STATED PROBLEM:
Restate, word for word, all of the material shown below.

___ DATASET RECORDS ___

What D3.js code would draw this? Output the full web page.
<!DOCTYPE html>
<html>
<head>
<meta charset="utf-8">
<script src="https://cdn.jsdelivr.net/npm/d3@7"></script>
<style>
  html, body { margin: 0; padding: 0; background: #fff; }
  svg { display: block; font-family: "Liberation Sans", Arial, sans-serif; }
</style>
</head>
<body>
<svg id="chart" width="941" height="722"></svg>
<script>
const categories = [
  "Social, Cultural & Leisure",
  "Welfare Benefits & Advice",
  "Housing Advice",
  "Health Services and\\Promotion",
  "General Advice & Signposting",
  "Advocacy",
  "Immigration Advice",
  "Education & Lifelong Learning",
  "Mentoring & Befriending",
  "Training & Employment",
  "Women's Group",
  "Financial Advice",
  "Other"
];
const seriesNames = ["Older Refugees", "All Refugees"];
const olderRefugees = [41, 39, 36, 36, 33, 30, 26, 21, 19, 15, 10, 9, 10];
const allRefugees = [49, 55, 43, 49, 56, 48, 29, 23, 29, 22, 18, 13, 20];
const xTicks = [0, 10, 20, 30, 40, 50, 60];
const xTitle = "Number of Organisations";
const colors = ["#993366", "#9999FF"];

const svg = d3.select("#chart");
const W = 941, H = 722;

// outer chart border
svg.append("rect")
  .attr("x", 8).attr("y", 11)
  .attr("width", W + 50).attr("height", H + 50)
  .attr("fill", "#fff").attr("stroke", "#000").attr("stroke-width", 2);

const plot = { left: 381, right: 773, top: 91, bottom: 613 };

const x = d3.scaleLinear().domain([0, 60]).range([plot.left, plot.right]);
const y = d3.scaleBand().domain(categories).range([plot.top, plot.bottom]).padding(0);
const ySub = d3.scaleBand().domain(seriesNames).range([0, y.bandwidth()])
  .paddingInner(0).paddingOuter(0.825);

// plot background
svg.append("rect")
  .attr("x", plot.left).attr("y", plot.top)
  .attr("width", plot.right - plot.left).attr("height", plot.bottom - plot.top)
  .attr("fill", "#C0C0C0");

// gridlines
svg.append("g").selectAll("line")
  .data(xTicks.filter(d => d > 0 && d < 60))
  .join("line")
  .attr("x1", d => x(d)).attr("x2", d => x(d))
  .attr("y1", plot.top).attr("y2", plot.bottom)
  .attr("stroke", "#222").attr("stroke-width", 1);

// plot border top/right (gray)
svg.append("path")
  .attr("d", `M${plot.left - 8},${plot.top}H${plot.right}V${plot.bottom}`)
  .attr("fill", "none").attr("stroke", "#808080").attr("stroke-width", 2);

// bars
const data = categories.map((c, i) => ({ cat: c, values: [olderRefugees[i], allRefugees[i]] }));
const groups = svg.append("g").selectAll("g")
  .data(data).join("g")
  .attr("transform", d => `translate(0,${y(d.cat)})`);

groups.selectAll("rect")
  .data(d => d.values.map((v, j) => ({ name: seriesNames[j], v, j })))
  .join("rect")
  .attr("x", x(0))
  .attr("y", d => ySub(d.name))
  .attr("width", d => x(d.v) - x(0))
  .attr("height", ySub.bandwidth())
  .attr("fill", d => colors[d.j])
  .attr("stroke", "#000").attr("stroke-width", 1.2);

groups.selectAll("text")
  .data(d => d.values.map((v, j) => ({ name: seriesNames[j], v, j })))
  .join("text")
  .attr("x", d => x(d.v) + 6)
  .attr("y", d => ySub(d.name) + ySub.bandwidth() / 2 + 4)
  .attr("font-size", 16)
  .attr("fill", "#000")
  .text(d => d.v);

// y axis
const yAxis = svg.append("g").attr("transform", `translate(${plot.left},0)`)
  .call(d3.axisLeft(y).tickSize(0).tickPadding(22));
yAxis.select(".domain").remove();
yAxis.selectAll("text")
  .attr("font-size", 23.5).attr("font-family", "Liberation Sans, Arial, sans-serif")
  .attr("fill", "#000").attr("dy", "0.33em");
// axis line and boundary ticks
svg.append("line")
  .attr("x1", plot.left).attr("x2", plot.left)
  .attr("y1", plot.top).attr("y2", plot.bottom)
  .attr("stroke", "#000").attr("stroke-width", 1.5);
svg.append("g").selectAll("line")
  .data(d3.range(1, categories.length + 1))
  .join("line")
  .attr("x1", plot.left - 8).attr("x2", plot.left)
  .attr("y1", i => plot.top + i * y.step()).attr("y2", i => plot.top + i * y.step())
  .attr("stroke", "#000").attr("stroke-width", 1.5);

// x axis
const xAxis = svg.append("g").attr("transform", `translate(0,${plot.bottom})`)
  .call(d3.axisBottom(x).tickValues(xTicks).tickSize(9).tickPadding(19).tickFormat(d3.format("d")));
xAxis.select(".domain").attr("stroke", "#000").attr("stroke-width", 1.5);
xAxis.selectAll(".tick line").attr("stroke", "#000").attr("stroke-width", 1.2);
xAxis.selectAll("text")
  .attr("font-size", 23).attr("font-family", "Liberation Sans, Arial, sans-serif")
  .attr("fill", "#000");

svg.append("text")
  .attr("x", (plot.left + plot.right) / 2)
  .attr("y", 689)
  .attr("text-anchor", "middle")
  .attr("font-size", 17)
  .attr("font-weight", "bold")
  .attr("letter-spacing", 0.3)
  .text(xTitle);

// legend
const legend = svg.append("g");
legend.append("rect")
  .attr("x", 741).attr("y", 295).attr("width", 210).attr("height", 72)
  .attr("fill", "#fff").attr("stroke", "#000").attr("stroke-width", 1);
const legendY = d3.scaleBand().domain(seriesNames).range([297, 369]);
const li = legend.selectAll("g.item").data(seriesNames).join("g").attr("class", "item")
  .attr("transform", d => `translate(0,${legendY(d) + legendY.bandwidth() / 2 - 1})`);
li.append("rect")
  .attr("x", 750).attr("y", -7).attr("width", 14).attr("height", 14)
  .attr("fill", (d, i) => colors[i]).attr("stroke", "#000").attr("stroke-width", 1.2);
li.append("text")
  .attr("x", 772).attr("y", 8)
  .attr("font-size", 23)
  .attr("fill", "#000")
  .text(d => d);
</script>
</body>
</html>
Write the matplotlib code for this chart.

___

RESPONSE TO THE TASK:
What D3.js code would draw this? Output the full web page.
<!DOCTYPE html>
<html>
<head>
<meta charset="utf-8">
<script src="https://cdn.jsdelivr.net/npm/d3@7"></script>
<style>
  html, body { margin: 0; padding: 0; background: #fff; }
  svg { display: block; font-family: "Liberation Sans", Arial, sans-serif; }
</style>
</head>
<body>
<svg id="chart" width="941" height="722"></svg>
<script>
const categories = [
  "Social, Cultural & Leisure",
  "Welfare Benefits & Advice",
  "Housing Advice",
  "Health Services and\\Promotion",
  "General Advice & Signposting",
  "Advocacy",
  "Immigration Advice",
  "Education & Lifelong Learning",
  "Mentoring & Befriending",
  "Training & Employment",
  "Women's Group",
  "Financial Advice",
  "Other"
];
const seriesNames = ["Older Refugees", "All Refugees"];
const olderRefugees = [41, 39, 36, 36, 33, 30, 26, 21, 19, 15, 10, 9, 10];
const allRefugees = [49, 55, 43, 49, 56, 48, 29, 23, 29, 22, 18, 13, 20];
const xTicks = [0, 10, 20, 30, 40, 50, 60];
const xTitle = "Number of Organisations";
const colors = ["#993366", "#9999FF"];

const svg = d3.select("#chart");
const W = 941, H = 722;

// outer chart border
svg.append("rect")
  .attr("x", 8).attr("y", 11)
  .attr("width", W + 50).attr("height", H + 50)
  .attr("fill", "#fff").attr("stroke", "#000").attr("stroke-width", 2);

const plot = { left: 381, right: 773, top: 91, bottom: 613 };

const x = d3.scaleLinear().domain([0, 60]).range([plot.left, plot.right]);
const y = d3.scaleBand().domain(categories).range([plot.top, plot.bottom]).padding(0);
const ySub = d3.scaleBand().domain(seriesNames).range([0, y.bandwidth()])
  .paddingInner(0).paddingOuter(0.825);

// plot background
svg.append("rect")
  .attr("x", plot.left).attr("y", plot.top)
  .attr("width", plot.right - plot.left).attr("height", plot.bottom - plot.top)
  .attr("fill", "#C0C0C0");

// gridlines
svg.append("g").selectAll("line")
  .data(xTicks.filter(d => d > 0 && d < 60))
  .join("line")
  .attr("x1", d => x(d)).attr("x2", d => x(d))
  .attr("y1", plot.top).attr("y2", plot.bottom)
  .attr("stroke", "#222").attr("stroke-width", 1);

// plot border top/right (gray)
svg.append("path")
  .attr("d", `M${plot.left - 8},${plot.top}H${plot.right}V${plot.bottom}`)
  .attr("fill", "none").attr("stroke", "#808080").attr("stroke-width", 2);

// bars
const data = categories.map((c, i) => ({ cat: c, values: [olderRefugees[i], allRefugees[i]] }));
const groups = svg.append("g").selectAll("g")
  .data(data).join("g")
  .attr("transform", d => `translate(0,${y(d.cat)})`);

groups.selectAll("rect")
  .data(d => d.values.map((v, j) => ({ name: seriesNames[j], v, j })))
  .join("rect")
  .attr("x", x(0))
  .attr("y", d => ySub(d.name))
  .attr("width", d => x(d.v) - x(0))
  .attr("height", ySub.bandwidth())
  .attr("fill", d => colors[d.j])
  .attr("stroke", "#000").attr("stroke-width", 1.2);

groups.selectAll("text")
  .data(d => d.values.map((v, j) => ({ name: seriesNames[j], v, j })))
  .join("text")
  .attr("x", d => x(d.v) + 6)
  .attr("y", d => ySub(d.name) + ySub.bandwidth() / 2 + 4)
  .attr("font-size", 16)
  .attr("fill", "#000")
  .text(d => d.v);

// y axis
const yAxis = svg.append("g").attr("transform", `translate(${plot.left},0)`)
  .call(d3.axisLeft(y).tickSize(0).tickPadding(22));
yAxis.select(".domain").remove();
yAxis.selectAll("text")
  .attr("font-size", 23.5).attr("font-family", "Liberation Sans, Arial, sans-serif")
  .attr("fill", "#000").attr("dy", "0.33em");
// axis line and boundary ticks
svg.append("line")
  .attr("x1", plot.left).attr("x2", plot.left)
  .attr("y1", plot.top).attr("y2", plot.bottom)
  .attr("stroke", "#000").attr("stroke-width", 1.5);
svg.append("g").selectAll("line")
  .data(d3.range(1, categories.length + 1))
  .join("line")
  .attr("x1", plot.left - 8).attr("x2", plot.left)
  .attr("y1", i => plot.top + i * y.step()).attr("y2", i => plot.top + i * y.step())
  .attr("stroke", "#000").attr("stroke-width", 1.5);

// x axis
const xAxis = svg.append("g").attr("transform", `translate(0,${plot.bottom})`)
  .call(d3.axisBottom(x).tickValues(xTicks).tickSize(9).tickPadding(19).tickFormat(d3.format("d")));
xAxis.select(".domain").attr("stroke", "#000").attr("stroke-width", 1.5);
xAxis.selectAll(".tick line").attr("stroke", "#000").attr("stroke-width", 1.2);
xAxis.selectAll("text")
  .attr("font-size", 23).attr("font-family", "Liberation Sans, Arial, sans-serif")
  .attr("fill", "#000");

svg.append("text")
  .attr("x", (plot.left + plot.right) / 2)
  .attr("y", 689)
  .attr("text-anchor", "middle")
  .attr("font-size", 17)
  .attr("font-weight", "bold")
  .attr("letter-spacing", 0.3)
  .text(xTitle);

// legend
const legend = svg.append("g");
legend.append("rect")
  .attr("x", 741).attr("y", 295).attr("width", 210).attr("height", 72)
  .attr("fill", "#fff").attr("stroke", "#000").attr("stroke-width", 1);
const legendY = d3.scaleBand().domain(seriesNames).range([297, 369]);
const li = legend.selectAll("g.item").data(seriesNames).join("g").attr("class", "item")
  .attr("transform", d => `translate(0,${legendY(d) + legendY.bandwidth() / 2 - 1})`);
li.append("rect")
  .attr("x", 750).attr("y", -7).attr("width", 14).attr("height", 14)
  .attr("fill", (d, i) => colors[i]).attr("stroke", "#000").attr("stroke-width", 1.2);
li.append("text")
  .attr("x", 772).attr("y", 8)
  .attr("font-size", 23)
  .attr("fill", "#000")
  .text(d => d);
</script>
</body>
</html>
Write the matplotlib code for this chart.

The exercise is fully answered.